Ghana’s response to the pandemic, like in the rest of the world, has seen widespread disruption to routine economic activities, with the Finance Ministry predicting that growth will fall to its lowest in nearly four decades.
Although the disruption caused by the virus has impacted almost every facet of the economy, the services sector has been the most hit.
Since March, the country has shut down its borders, sending the tourism sector, heavily dependent on foreign travellers, into a complete meltdown. The Trades Union Congress (TUC) says the thousands of jobs lost in the sector may not be recovered.
Even before Wednesday’s GDP numbers are issued, the Bank of Ghana’s (BoG) measurement of economic activity in March revealed an unusual contraction.
The central bank’s Composite Index of Economic Activity (CIEA) recorded a negative 2.2 percent growth in March, in sharp contrast to the 7.1 percent growth recorded in February and the 5.6 percent expansion in March 2019.
The BoG data came on the back of a record slump in Ghana’s Purchasing Managers’ Index (PMI) to an all-time low of 31.7 in April, from 41.4 in March, sinking further below the critical 50-threshold that separates improvement in local business conditions from deterioration.
The virus is expected to, among others, knock off nearly US$1.8bn from Ghana’s export earnings, reflecting the slowdown in economic activity, disruptions to trade, and the steep decline in global oil prices.
With the pandemic hitting hard at government revenues, creating a wider-than-expected deficit, the UK-based business advisory firm Economist Intelligence Unit (EIU) has said the economy is heading for a contraction this year, with a forecast real GDP decline of 1 percent.

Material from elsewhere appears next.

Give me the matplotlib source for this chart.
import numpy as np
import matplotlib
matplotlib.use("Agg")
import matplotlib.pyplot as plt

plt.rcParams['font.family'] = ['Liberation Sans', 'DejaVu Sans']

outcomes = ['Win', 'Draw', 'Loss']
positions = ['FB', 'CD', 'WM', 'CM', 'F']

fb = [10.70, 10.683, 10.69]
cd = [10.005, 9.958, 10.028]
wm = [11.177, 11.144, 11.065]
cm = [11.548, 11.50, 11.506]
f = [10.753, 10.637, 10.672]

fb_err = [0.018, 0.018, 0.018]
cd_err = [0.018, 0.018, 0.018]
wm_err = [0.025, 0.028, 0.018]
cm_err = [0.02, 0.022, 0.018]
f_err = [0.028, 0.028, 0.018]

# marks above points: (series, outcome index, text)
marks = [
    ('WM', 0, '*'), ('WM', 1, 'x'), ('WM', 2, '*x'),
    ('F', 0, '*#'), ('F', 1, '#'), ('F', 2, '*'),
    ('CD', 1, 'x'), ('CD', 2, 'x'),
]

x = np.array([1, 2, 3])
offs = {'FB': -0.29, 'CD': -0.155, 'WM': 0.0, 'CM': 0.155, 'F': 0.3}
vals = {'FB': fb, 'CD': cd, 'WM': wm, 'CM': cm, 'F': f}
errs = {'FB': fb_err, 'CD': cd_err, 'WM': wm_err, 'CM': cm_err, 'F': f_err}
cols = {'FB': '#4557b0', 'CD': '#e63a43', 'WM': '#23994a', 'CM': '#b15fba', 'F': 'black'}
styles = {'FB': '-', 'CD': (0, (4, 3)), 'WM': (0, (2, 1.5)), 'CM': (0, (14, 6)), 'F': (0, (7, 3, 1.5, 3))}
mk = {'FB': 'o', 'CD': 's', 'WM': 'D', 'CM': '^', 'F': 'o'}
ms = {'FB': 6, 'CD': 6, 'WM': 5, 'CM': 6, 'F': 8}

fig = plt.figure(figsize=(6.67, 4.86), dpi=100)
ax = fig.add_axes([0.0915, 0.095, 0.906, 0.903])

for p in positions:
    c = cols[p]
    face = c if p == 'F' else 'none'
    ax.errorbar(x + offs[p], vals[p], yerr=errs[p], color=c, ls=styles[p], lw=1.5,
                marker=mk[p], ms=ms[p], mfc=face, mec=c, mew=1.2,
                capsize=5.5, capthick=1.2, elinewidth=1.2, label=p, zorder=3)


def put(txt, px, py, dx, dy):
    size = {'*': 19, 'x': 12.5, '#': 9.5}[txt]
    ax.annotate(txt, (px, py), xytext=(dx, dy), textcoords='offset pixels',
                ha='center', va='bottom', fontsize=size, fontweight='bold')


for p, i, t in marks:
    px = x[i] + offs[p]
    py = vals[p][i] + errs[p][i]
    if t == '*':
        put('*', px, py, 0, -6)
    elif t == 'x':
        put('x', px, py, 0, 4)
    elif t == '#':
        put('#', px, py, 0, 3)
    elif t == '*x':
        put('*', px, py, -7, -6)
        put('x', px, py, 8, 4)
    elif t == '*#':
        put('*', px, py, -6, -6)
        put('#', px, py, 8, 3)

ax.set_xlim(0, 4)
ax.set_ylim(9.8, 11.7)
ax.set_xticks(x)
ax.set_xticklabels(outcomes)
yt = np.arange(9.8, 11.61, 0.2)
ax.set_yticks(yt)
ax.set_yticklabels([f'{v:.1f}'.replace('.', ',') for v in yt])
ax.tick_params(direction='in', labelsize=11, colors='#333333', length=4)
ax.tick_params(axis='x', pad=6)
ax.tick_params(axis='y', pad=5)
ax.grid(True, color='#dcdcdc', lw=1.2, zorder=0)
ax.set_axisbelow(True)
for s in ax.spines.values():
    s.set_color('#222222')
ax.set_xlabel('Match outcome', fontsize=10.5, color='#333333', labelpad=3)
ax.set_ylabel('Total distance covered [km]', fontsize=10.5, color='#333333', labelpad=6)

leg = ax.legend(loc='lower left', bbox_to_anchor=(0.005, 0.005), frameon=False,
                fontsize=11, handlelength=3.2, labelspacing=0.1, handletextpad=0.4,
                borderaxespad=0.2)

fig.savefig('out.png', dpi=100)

“The pandemic will have a significant impact on Ghana’s economic outlook for 2020, necessitating a total rewrite of the 2020 budget. Some of the effects are already showing; financial conditions have tightened and the currency has weakened (with the cedi depreciating by some 7 percent since March, to about GH¢5.81:US$1 currently),” the EIU said in its April country report.
Goldman Sachs, an international investment bank, also predicted that economic growth will be flat this year, in contrast with government hopes of achieving at least 1.5 percent growth.

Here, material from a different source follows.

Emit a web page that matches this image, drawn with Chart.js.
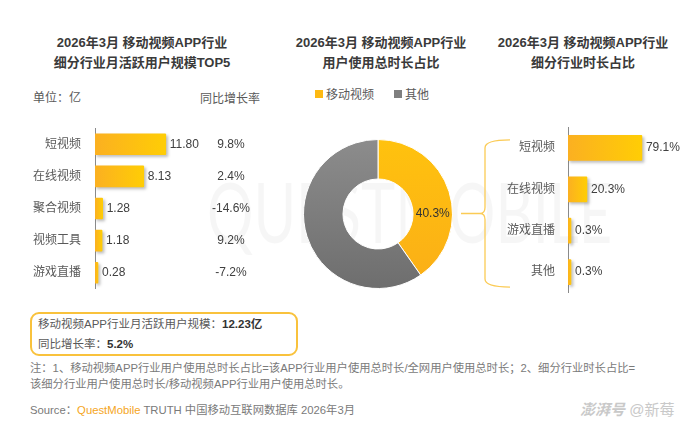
<!DOCTYPE html>
<html>
<head>
<meta charset="utf-8">
<script src="https://cdn.jsdelivr.net/npm/chart.js@4.4.1/dist/chart.umd.min.js"></script>
<style>
    body {
        margin: 0;
        width: 690px;
        height: 425px;
        position: relative;
        overflow: hidden;
        background: #fff;
        font-family: "Liberation Sans", "Noto Sans CJK SC", sans-serif;
        color: #595959;
    }
    .abs { position: absolute; white-space: nowrap; }
    .title { font-size: 13px; font-weight: bold; color: #3a3a3a; line-height: 20px; text-align: center; width: 240px; }
    .small { font-size: 12px; }
    .box { left: 30px; top: 312px; width: 258px; height: 40px; border: 2px solid #f9c23c; border-radius: 9px; font-size: 11.5px; line-height: 20px; padding-left: 6px; }
    .box b { color: #333; }
    .note { font-size: 11.3px; color: #7a7a7a; line-height: 16px; }
    .legend span.sq { display: inline-block; width: 8px; height: 8px; margin-right: 3px; vertical-align: 1px; }
    .legend span.item { margin-right: 20px; }
    .wm { font-family: Lato, sans-serif; font-size: 84px; font-weight: 400; color: rgba(0,0,0,0.035); left: 207px; top: 160px; transform: scaleX(0.69); transform-origin: left top; }
</style>
</head>
<body>
<div class="abs wm">QUESTMOBILE</div>

<div class="abs title" style="left:22px;top:33px">2026年3月 移动视频APP行业<br>细分行业月活跃用户规模TOP5</div>
<div class="abs title" style="left:261px;top:33px">2026年3月 移动视频APP行业<br>用户使用总时长占比</div>
<div class="abs title" style="left:463px;top:33px">2026年3月 移动视频APP行业<br>细分行业时长占比</div>

<div class="abs small" style="left:33px;top:88px">单位：亿</div>
<div class="abs small" style="left:200px;top:89px">同比增长率</div>
<div class="abs small legend" id="legend" style="left:315px;top:85px"></div>

<canvas id="mau" class="abs" width="270" height="203" style="left:20px;top:107px"></canvas>
<canvas id="share" class="abs" width="150" height="150" style="left:303px;top:139px"></canvas>
<canvas id="seg" class="abs" width="235" height="206" style="left:455px;top:107px"></canvas>

<div class="abs box">移动视频APP行业月活跃用户规模：<b>12.23亿</b><br>同比增长率：<b>5.2%</b></div>

<div class="abs note" style="left:30px;top:360px">注：1、移动视频APP行业用户使用总时长占比=该APP行业用户使用总时长/全网用户使用总时长；2、细分行业时长占比=<br>该细分行业用户使用总时长/移动视频APP行业用户使用总时长。</div>
<div class="abs note" style="left:30px;top:402px">Source：<span style="color:#f5a623">QuestMobile</span> TRUTH 中国移动互联网数据库 2026年3月</div>
<div class="abs" style="left:580px;top:398px;font-size:15px;color:#c9c9c9"><i style="font-weight:bold">澎湃号</i> @新莓</div>

<script>
const mauCats = ['短视频', '在线视频', '聚合视频', '视频工具', '游戏直播'];
const mauValues = [11.80, 8.13, 1.28, 1.18, 0.28];
const mauGrowth = [9.8, 2.4, -14.6, 9.2, -7.2];

const shareLabels = ['移动视频', '其他'];
const shareValues = [40.3, 59.7];
const shareColors = ['#fdb913', '#7f7f7f'];

const segCats = ['短视频', '在线视频', '游戏直播', '其他'];
const segValues = [79.1, 20.3, 0.3, 0.3];

const FONT = '"Liberation Sans", "Noto Sans CJK SC", sans-serif';
const TXT = '#404040';

// legend for the donut
document.getElementById('legend').innerHTML = shareLabels.map((l, i) =>
    `<span class="item"><span class="sq" style="background:${shareColors[i]}"></span>${l}</span>`).join('');

// gradient along each bar
function barFill(ctx) {
    const chart = ctx.chart;
    const xs = chart.scales.x;
    if (!xs || !chart.chartArea || ctx.raw === undefined) return '#fdbc18';
    const x0 = xs.getPixelForValue(0);
    const x1 = Math.max(xs.getPixelForValue(ctx.raw), x0 + 4);
    const g = chart.ctx.createLinearGradient(x0, 0, x1, 0);
    g.addColorStop(0, '#fbb021');
    g.addColorStop(1, '#ffcd05');
    return g;
}

const shadowPlugin = {
    id: 'shadow',
    beforeDatasetsDraw(chart) {
        const c = chart.ctx;
        c.save();
        c.shadowColor = 'rgba(0,0,0,0.25)';
        c.shadowOffsetX = 2;
        c.shadowOffsetY = 2;
        c.shadowBlur = 3;
    },
    afterDatasetsDraw(chart) {
        chart.ctx.restore();
    }
};

function valueLabels(fmt, growthX) {
    return {
        id: 'values',
        afterDatasetsDraw(chart) {
            const c = chart.ctx;
            const meta = chart.getDatasetMeta(0);
            c.save();
            c.font = '12px ' + FONT;
            c.fillStyle = TXT;
            c.textBaseline = 'middle';
            meta.data.forEach((bar, i) => {
                const v = chart.data.datasets[0].data[i];
                c.textAlign = 'left';
                c.fillText(fmt(v), bar.x + 4, bar.y);
                if (growthX) {
                    c.textAlign = 'center';
                    c.fillText(mauGrowth[i].toFixed(1) + '%', growthX, bar.y);
                }
            });
            c.restore();
        }
    };
}

function hbarOptions(max, axisWidth, pad, rightPad) {
    return {
        indexAxis: 'y',
        responsive: false,
        animation: false,
        layout: {padding: {left: 0, right: rightPad, top: 0, bottom: 0}},
        plugins: {legend: {display: false}, tooltip: {enabled: false}},
        scales: {
            x: {display: false, min: 0, max: max},
            y: {
                grid: {display: false, drawTicks: false},
                border: {display: true, color: '#8a8a8a', width: 1},
                ticks: {color: '#595959', font: {size: 12, family: FONT}, padding: pad},
                afterFit(scale) { scale.width = axisWidth; }
            }
        }
    };
}

new Chart(document.getElementById('mau'), {
    type: 'bar',
    data: {
        labels: mauCats,
        datasets: [{data: mauValues, backgroundColor: barFill, barThickness: 21, minBarLength: 3, borderRadius: 1}]
    },
    options: hbarOptions(25, 75, 14, 45),
    plugins: [shadowPlugin, valueLabels(v => v.toFixed(2), 211)]
});

// bracket that ties the donut slice to the segment chart
const bracketPlugin = {
    id: 'bracket',
    afterDraw(chart) {
        const y = chart.scales.y;
        const top = y.getPixelForValue(0) - 8;
        const bottom = y.getPixelForValue(segCats.length - 1) + 15;
        const mid = (top + bottom) / 2;
        const c = chart.ctx;
        c.save();
        c.strokeStyle = '#fbcb55';
        c.lineWidth = 1.3;
        c.beginPath();
        c.moveTo(55, top);
        c.quadraticCurveTo(30, top, 30, top + 8);
        c.lineTo(30, mid - 6);
        c.quadraticCurveTo(30, mid, 25, mid);
        c.quadraticCurveTo(30, mid, 30, mid + 6);
        c.lineTo(30, bottom - 8);
        c.quadraticCurveTo(30, bottom, 55, bottom);
        c.moveTo(6, mid);
        c.lineTo(25, mid);
        c.stroke();
        c.restore();
    }
};

new Chart(document.getElementById('seg'), {
    type: 'bar',
    data: {
        labels: segCats,
        datasets: [{data: segValues, backgroundColor: barFill, barThickness: 25, minBarLength: 3, borderRadius: 1}]
    },
    options: hbarOptions(107, 113, 13, 22),
    plugins: [shadowPlugin, valueLabels(v => v.toFixed(1) + '%'), bracketPlugin]
});

// donut
const donutLabel = {
    id: 'donutLabel',
    afterDatasetsDraw(chart) {
        const arc = chart.getDatasetMeta(0).data[0];
        const p = arc.getProps(['x', 'y', 'innerRadius', 'outerRadius']);
        const c = chart.ctx;
        c.save();
        c.font = '12px ' + FONT;
        c.fillStyle = '#333';
        c.textAlign = 'center';
        c.textBaseline = 'middle';
        c.fillText(shareValues[0].toFixed(1) + '%', p.x + (p.innerRadius + p.outerRadius) / 2, p.y);
        c.restore();
    }
};

function donutFill(ctx) {
    const chart = ctx.chart;
    const area = chart.chartArea;
    if (!area) return shareColors[ctx.dataIndex];
    const g = chart.ctx.createLinearGradient(0, area.top, 0, area.bottom);
    if (ctx.dataIndex === 0) {
        g.addColorStop(0, '#ffc20e');
        g.addColorStop(1, '#fbae17');
    } else {
        g.addColorStop(0, '#8c8c8c');
        g.addColorStop(1, '#6e6e6e');
    }
    return g;
}

new Chart(document.getElementById('share'), {
    type: 'doughnut',
    data: {
        labels: shareLabels,
        datasets: [{data: shareValues, backgroundColor: donutFill, borderColor: '#fff', borderWidth: 1}]
    },
    options: {
        responsive: false,
        animation: false,
        cutout: '47%',
        plugins: {legend: {display: false}, tooltip: {enabled: false}}
    },
    plugins: [donutLabel]
});
</script>
</body>
</html>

The pandemic shock comes after the country’s economic growth for last year fell below expectation. The 6.5 percent growth rate recorded was below the 7.1 percent target the Finance Ministry had previously announced.
The below-expectations performance was caused by a decrease in the growth rate of non-oil GDP, which went down from 6.5 percent in 2018 to 5.8 percent in 2019.
The slowdown in the non-oil GDP growth rate was attributed to a 10.4 percent growth rate in mining and quarrying activities (excluding oil and gas) in 2019 compared to the 48.6 percent recorded in 2018.